In 1895 and 1896 an attempt was made to float the Julian, Victory, and several other claims adjoining into one big company in London, but the promotor found when in England that he would have to modify the offers he had made to the property-holders, and as the new terms were unacceptable to the Curtis brothers the flotation fell through.

In the meantime, development work on the Victory showed that in No. 1 adit the shoot of gold-bearing stone was about 134 ft. long, averaging between 18 in. and 24 in. in width.

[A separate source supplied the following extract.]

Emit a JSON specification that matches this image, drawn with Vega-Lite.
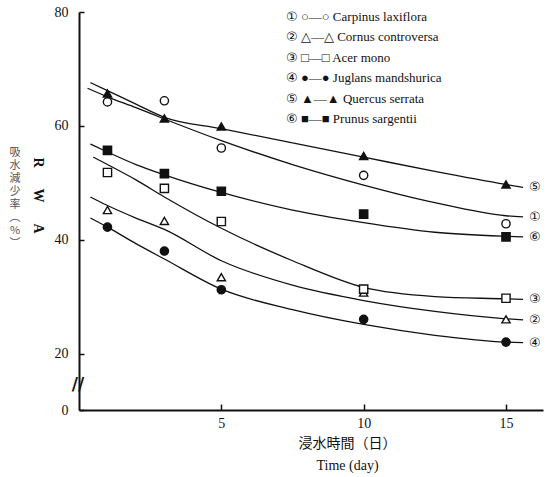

From the adit a winze was sunk to a depth of 93 ft., and No. 2 adit was driven to meet it. The reef was then all stoped out from No. 2 level to the surface, some 609 tons being mined and crushed for a yield of 1,159 oz. 7 dwt. gold, valued at £5,564 11s. 3d. In 1898, the stone having been practically exhausted, an amalgamation of the Julian and Victory Companies was arranged, under the title of the Julian Gold-mining Company; and as the water was said to be too heavy to permit of sinking below No. 2 level a start was made to put in a third adit about 200 ft. below the latter. This adit was carried in about 200 ft. when the work was abandoned owing to the company’s funds being used up.


  1. Progress Report on Reps. Geol. Survey, Vol. 12, 1879, p. 19.
  2. 14th Annual Rep. Colonial Museum and Laboratory, 1879, p. 35.
  3. Rep. Geol. Survey, Vol. 15, 1883, p. 84.